D'ailleurs, l'absence de la reine frappait toutes les fêtes d'une sorte de langueur. On se souvenait combien à La Haye sa spirituelle vivacité savait animer les cercles où elle brillait par le charme de sa jeunesse et de sa bonté. Le 11 novembre Louis obtint, après beaucoup d'instances, un traité entre la France et la Hollande; mais ce traité, signé à Fontainebleau et en vertu duquel la Hollande cédait Flessingue, parut tellement onéreux au roi, qu'il eut de la peine à se décider à le ratifier. Il ne le fit que dans l'espérance de conjurer de plus grands malheurs et d'éviter de plus grands sacrifices. L'année 1807 s'acheva péniblement et tristement pour ce malheureux prince, qui cherchait en vain dans les beaux-arts une distraction à ses chagrins. Des modifications eurent lieu dans son ministère. L'amiral Verhuell, qui portait le titre de maréchal, quitta le portefeuille de la marine pour l'ambassade de Saint-Pétersbourg. Le roi le trouvait trop dévoué aux intérêts de la France et pas assez à ceux de la Hollande. Le ministre de la guerre Hogendorp fut envoyé à Vienne, et M. Van-Maanen, procureur du roi à La Haye, prit le ministère de la police. L'amiral Verhuell n'alla pas en Russie, l'empereur le réclama comme ambassadeur en France. Le gouvernement français envoya comme ambassadeur en Hollande M. de la Rochefoucauld qui, au dire du roi Louis, avait la mission de préparer la réunion de la Hollande à l'empire.

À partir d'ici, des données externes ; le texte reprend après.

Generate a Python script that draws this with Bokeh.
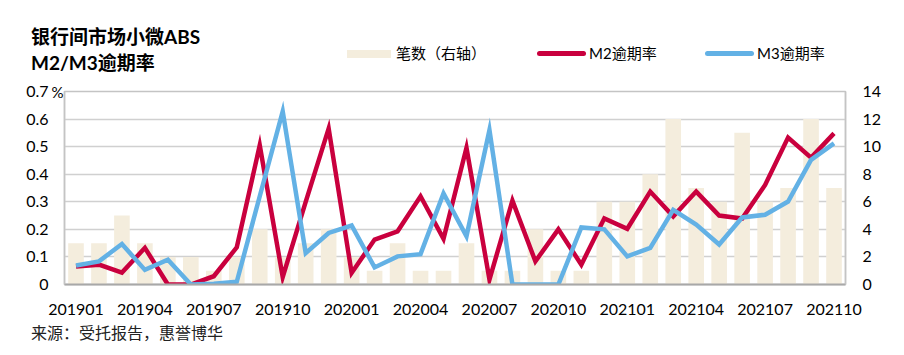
from bokeh.plotting import figure
from bokeh.layouts import column
from bokeh.models import (Range1d, LinearAxis, FixedTicker, NumeralTickFormatter,
                          ColumnDataSource, Div)
from bokeh.embed import file_html
from bokeh.resources import INLINE

months = ["201901", "201902", "201903", "201904", "201905", "201906", "201907", "201908",
          "201909", "201910", "201911", "201912", "202001", "202002", "202003", "202004",
          "202005", "202006", "202007", "202008", "202009", "202010", "202011", "202012",
          "202101", "202102", "202103", "202104", "202105", "202106", "202107", "202108",
          "202109", "202110"]
counts = [3, 3, 5, 3, 2, 2, 1, 2, 4, 2, 3, 4, 2, 1, 3, 1, 1, 3, 1, 1, 4, 1, 1, 6,
          6, 8, 12, 7, 6, 11, 6, 7, 12, 7]
m2 = [0.065, 0.072, 0.043, 0.133, 0.0, 0.0, 0.030, 0.135, 0.505, 0.027, 0.30, 0.566,
      0.042, 0.163, 0.193, 0.320, 0.166, 0.496, 0.018, 0.304, 0.084, 0.200, 0.072, 0.240,
      0.202, 0.337, 0.247, 0.337, 0.250, 0.239, 0.361, 0.533, 0.460, 0.548]
m3 = [0.069, 0.084, 0.147, 0.053, 0.090, 0.0, 0.003, 0.010, 0.32, 0.628, 0.114, 0.187,
      0.214, 0.062, 0.102, 0.110, 0.330, 0.175, 0.560, 0.0, 0.0, 0.0, 0.207, 0.200,
      0.102, 0.133, 0.271, 0.217, 0.145, 0.243, 0.253, 0.301, 0.452, 0.512]
shown_labels = ["201901", "201904", "201907", "201910", "202001", "202004", "202007",
                "202010", "202101", "202104", "202107", "202110"]
left_ticks = [0, 0.1, 0.2, 0.3, 0.4, 0.5, 0.6, 0.7]
right_ticks = [0, 2, 4, 6, 8, 10, 12, 14]
unit_label = "%"

title_lines = ["银行间市场小微ABS", "M2/M3逾期率"]
legend_names = ["笔数（右轴）", "M2逾期率", "M3逾期率"]
source_text = "来源：受托报告，惠誉博华"

RED = "#C9003E"
BLUE = "#63B1E5"
BEIGE = "#F4EDDD"
GRID = "#D0D0D0"
BORDER = "#C4C4C4"
FONT = "Lato, 'Noto Sans CJK SC'"
CSS_FONT = "Lato, 'Noto Sans CJK SC', sans-serif"
W = 896
HDR_H = 79
FTR_H = 23

idx = list(range(len(months)))
tick_idx = [months.index(m) for m in shown_labels]

# ---------------- header: title + legend (HTML) ----------------
def absdiv(left, top, inner, extra=""):
    return (f'<div style="position:absolute;left:{left}px;top:{top}px;'
            f'white-space:nowrap;{extra}">{inner}</div>')

def swatch(left, top, w, h, color, radius=0):
    return absdiv(left, top, "", f"width:{w}px;height:{h}px;background:{color};"
                                 f"border-radius:{radius}px;")

hdr_parts = [
    absdiv(31, 25, title_lines[0], "font-size:19px;font-weight:bold;line-height:23px;color:#000;"),
    absdiv(31, 50.5, title_lines[1], "font-size:19px;font-weight:bold;line-height:23px;color:#000;"),
    swatch(347, 49.5, 44, 8, BEIGE),
    absdiv(396, 44, legend_names[0], "font-size:15px;line-height:19px;color:#000;"),
    swatch(537, 51, 49, 5, RED, 2.5),
    absdiv(589, 44, legend_names[1], "font-size:15px;line-height:19px;color:#000;"),
    swatch(705, 51, 49, 5, BLUE, 2.5),
    absdiv(757, 44, legend_names[2], "font-size:15px;line-height:19px;color:#000;"),
]
hdr = Div(text=(f'<div style="position:relative;width:{W}px;height:{HDR_H}px;'
                f'font-family:{CSS_FONT};">' + "".join(hdr_parts) + "</div>"),
          width=W, height=HDR_H, margin=(0, 0, 0, 0))

# ---------------- main chart ----------------
p = figure(width=W, height=12 + 193 + 40,
           x_range=Range1d(-0.5, len(months) - 0.5),
           y_range=Range1d(0, 0.7),
           output_backend="svg", toolbar_location=None,
           min_border_left=64, min_border_right=51, min_border_top=12, min_border_bottom=40)
p.extra_y_ranges = {"right": Range1d(0, 14)}

src = ColumnDataSource(dict(x=idx, month=months, count=counts, m2=m2, m3=m3))
p.vbar(x="x", top="count", width=0.68, source=src, y_range_name="right",
       fill_color=BEIGE, line_color=None)
p.line(x="x", y="m2", source=src, line_color=RED, line_width=4.5, line_join="miter")
p.line(x="x", y="m3", source=src, line_color=BLUE, line_width=4.5, line_join="miter")

p.outline_line_color = BORDER
p.outline_line_width = 1.5
p.xgrid.visible = False
p.ygrid.ticker = FixedTicker(ticks=left_ticks)
p.ygrid.grid_line_color = GRID
p.ygrid.grid_line_width = 1.5

def plain(ax, size="16px"):
    ax.major_tick_out = 0
    ax.major_tick_in = 0
    ax.minor_tick_out = 0
    ax.minor_tick_in = 0
    ax.major_label_text_font = FONT
    ax.major_label_text_font_size = size
    ax.major_label_text_color = "#000000"

# inner left axis: only the unit sign next to the top tick
ua = p.yaxis[0]
ua.ticker = FixedTicker(ticks=[left_ticks[-1]])
ua.major_label_overrides = {left_ticks[-1]: unit_label}
plain(ua, "15px")
ua.axis_line_color = BORDER
ua.axis_line_width = 1.5
ua.major_label_standoff = 1

# outer left axis: numbers
ya = LinearAxis(ticker=FixedTicker(ticks=left_ticks),
                formatter=NumeralTickFormatter(format="0.[0]"))
plain(ya)
ya.axis_line_color = None
ya.major_label_standoff = 0
p.add_layout(ya, "left")

# right axis
ra = LinearAxis(y_range_name="right", ticker=FixedTicker(ticks=right_ticks))
plain(ra)
ra.axis_line_color = BORDER
ra.axis_line_width = 1.5
ra.major_label_standoff = 17
p.add_layout(ra, "right")

# bottom axis
xa = p.xaxis[0]
xa.ticker = FixedTicker(ticks=tick_idx)
xa.major_label_overrides = {i: months[i] for i in tick_idx}
plain(xa)
xa.axis_line_color = "#A8A8A8"
xa.axis_line_width = 2
xa.major_label_standoff = 19

# ---------------- footer: source (HTML) ----------------
ftr = Div(text=(f'<div style="position:relative;width:{W}px;height:{FTR_H}px;'
                f'font-family:{CSS_FONT};">'
                + absdiv(31, -1, source_text, "font-size:16px;line-height:20px;color:#222;")
                + "</div>"),
          width=W, height=FTR_H, margin=(0, 0, 0, 0))

layout = column(hdr, p, ftr, spacing=0)
open("out.html", "w").write(file_html(layout, INLINE))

La paix de Tilsitt fut loin d'apporter quelques adoucissements aux rigueurs du blocus continental. Le système gigantesque de Napoléon pour abattre l'Angleterre et l'amener à merci prit un développement plus considérable encore. Jusqu'alors la France et les États qui dépendaient en quelque sorte de cette puissance étaient seuls contraints à observer les mesures rigoureuses du blocus. Après Tilsitt, l'Europe entière dut s'y soumettre. La Prusse y fut contrainte et remplit ses engagements avec la plus grande énergie. Le Danemark l'adopta avec joie, espérant venger le bombardement de Copenhague.